Der Wunsch wurde an mich herangetragen, und ich habe quasi den umgekehrten Weg gewählt. So einige bekannte Autorinnen haben mit Jugendbüchern begonnen und sind dann auf die Erwachsenen gekommen. Ich habe mich nun getraut, weil ich viele Mädchen im Lesealter über Jahre bei uns am Hof begleitet habe, ihnen Reitunterricht gegeben und versucht, Verständnis für Pferde zu wecken. Wir halten Pferde, ich habe Jahrzehnte als Fachjournalistin für Pferdemagazine geschrieben. Es ist insofern ein bisschen „das andere Pferdebuch“, weil man auch etwas lernt über artgerechte Pferdehaltung, darüber, warum ein Pferd eine Kolik bekommt, was Cushing ist und immer wieder, dass Pferde keine Sportgeräte sind. Und dass Mensch und Tier eben auch mal schlechte Tage haben, dass Lebewesen nicht „funktionieren“. Ich habe viele sehr klischeehafte Pferdebücher gelesen, das Strickmuster ist immer gleich: An sich schüchternes Mädchen ist die Einzige, die das Problempferd reiten kann und wächst daran. Das musste ich ja nicht auch noch kopieren! Ich sehe dieses „Ostwind Feeling“ – ohne Sattel, mit wehendem Haar durchs Rapsfeld – sehr kritisch. In der Realität sollte man nie über landwirtschaftliche Flächen reiten, da entstehen Futter und Lebensmittel. Und Mädchen reiten meist auf Reitplätzen und die ReitlehrerInnen und Mütter danken mir mein Plädoyer für den Helm!

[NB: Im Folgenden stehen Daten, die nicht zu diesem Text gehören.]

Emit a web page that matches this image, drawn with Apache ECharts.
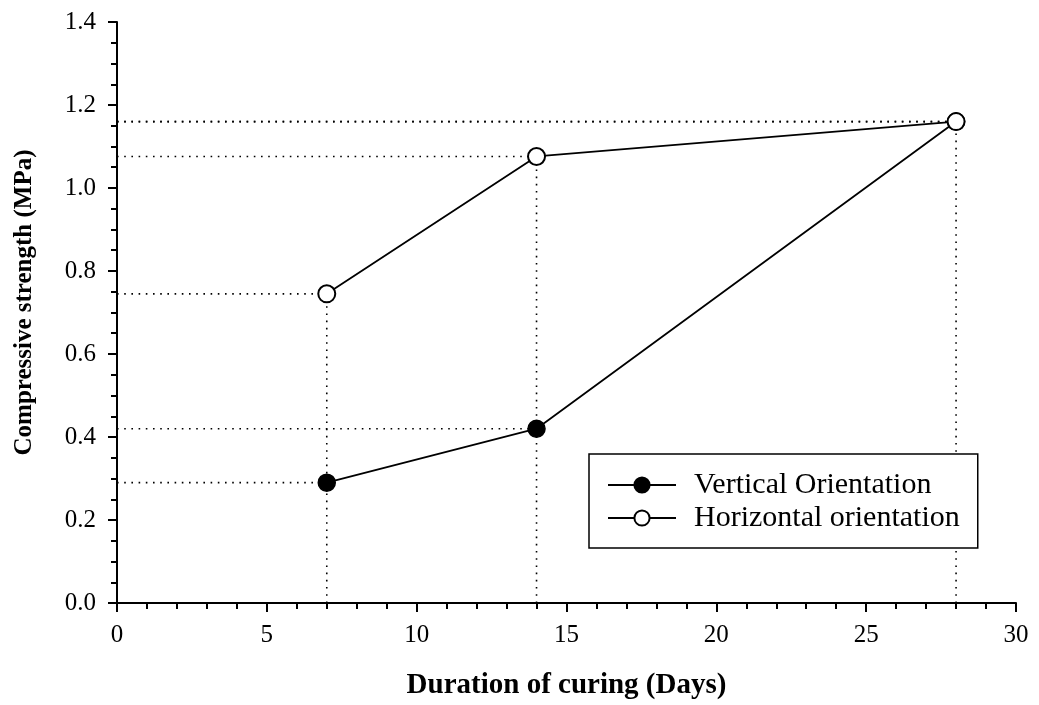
<!DOCTYPE html>
<html>
<head>
<meta charset="utf-8">
<script src="https://cdn.jsdelivr.net/npm/echarts@6/dist/echarts.min.js"></script>
<style>
  html, body { margin: 0; padding: 0; background: #fff; }
  #chart { width: 1039px; height: 705px; }
</style>
</head>
<body>
<div id="chart"></div>
<script>
var days = [7, 14, 28];
var vertical = [0.29, 0.42, 1.16];
var horizontal = [0.745, 1.076, 1.16];

var FONT = '"Liberation Serif", "Times New Roman", serif';

var chart = echarts.init(document.getElementById('chart'));

// dotted guide lines from each point to the axes
var guides = [];
function dotted(points) {
  guides.push({
    type: 'line',
    data: points,
    symbol: 'none',
    silent: true,
    z: 1,
    lineStyle: { color: '#000', width: 1.6, type: [1.6, 5.6] }
  });
}
days.forEach(function (d, i) {
  dotted([[0, vertical[i]], [d, vertical[i]]]);
  dotted([[0, horizontal[i]], [d, horizontal[i]]]);
  dotted([[d, 0], [d, Math.max(vertical[i], horizontal[i])]]);
});

function pairs(ys) {
  return days.map(function (d, i) { return [d, ys[i]]; });
}

var option = {
  animation: false,
  backgroundColor: '#fff',
  grid: { left: 117, right: 23, top: 22, bottom: 99 },
  legend: {
    data: ['Vertical Orientation', 'Horizontal orientation'],
    orient: 'vertical',
    left: 589,
    top: 454,
    padding: [16, 18, 15, 18],
    itemGap: 3,
    itemWidth: 68,
    itemHeight: 19,
    borderColor: '#000',
    borderWidth: 1.5,
    backgroundColor: '#fff',
    textStyle: {
      fontFamily: FONT, fontSize: 30, lineHeight: 30, color: '#000',
      padding: [0, 0, 0, 13]
    }
  },
  xAxis: {
    type: 'value',
    min: 0, max: 30, interval: 5,
    name: 'Duration of curing (Days)',
    nameLocation: 'middle',
    nameGap: 68,
    nameTextStyle: { fontFamily: FONT, fontSize: 29, fontWeight: 'bold', color: '#000' },
    axisLine: { show: true, lineStyle: { color: '#000', width: 2 } },
    axisTick: { show: true, length: 9, lineStyle: { color: '#000', width: 2 } },
    minorTick: { show: true, splitNumber: 5, length: 6, lineStyle: { color: '#000', width: 2 } },
    axisLabel: { margin: 20, fontFamily: FONT, fontSize: 25, color: '#000' },
    splitLine: { show: false }
  },
  yAxis: {
    type: 'value',
    min: 0, max: 1.4, interval: 0.2,
    name: 'Compressive strength (MPa)',
    nameLocation: 'middle',
    nameGap: 80,
    nameTextStyle: {
      fontFamily: FONT, fontSize: 25, fontWeight: 'bold', color: '#000',
      padding: [0, 0, 0, 20]
    },
    axisLine: { show: true, lineStyle: { color: '#000', width: 2 } },
    axisTick: { show: true, length: 9, lineStyle: { color: '#000', width: 2 } },
    minorTick: { show: true, splitNumber: 4, length: 6, lineStyle: { color: '#000', width: 2 } },
    axisLabel: {
      margin: 21, fontFamily: FONT, fontSize: 25, color: '#000',
      formatter: function (v) { return v.toFixed(1); }
    },
    splitLine: { show: false }
  },
  series: guides.concat([
    {
      name: 'Vertical Orientation',
      type: 'line',
      data: pairs(vertical),
      symbol: 'circle',
      symbolSize: 17,
      z: 3,
      lineStyle: { color: '#000', width: 1.8 },
      itemStyle: { color: '#000', borderColor: '#000', borderWidth: 1.5 }
    },
    {
      name: 'Horizontal orientation',
      type: 'line',
      data: pairs(horizontal),
      symbol: 'circle',
      symbolSize: 17,
      z: 4,
      lineStyle: { color: '#000', width: 1.8 },
      itemStyle: { color: '#fff', borderColor: '#000', borderWidth: 2 }
    }
  ])
};

chart.setOption(option);
</script>
</body>
</html>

Gibt es ein Thema, das Sie in einem zukünftigen Buch unbedingt behandeln möchten?

Es ist eher so, dass mich ein Thema plötzlich anspringt, beklommen macht und immer etwas mit der aktuellen gesellschaftlichen Diskussion zu tun hat. Ich habe tatsächlich nicht zig Themen „auf Halde“, die ich dann mal abfeiern möchte. Bisher war da aber immer eine Initialzündung, bei der ich wusste: Das wird ein Buch, das hat mich gepackt. Irmi Mangold Nummero 16 wird 2025 erscheinen, dort geht es auch um Künstlerinnen-Biografien, um verkannte Frauen …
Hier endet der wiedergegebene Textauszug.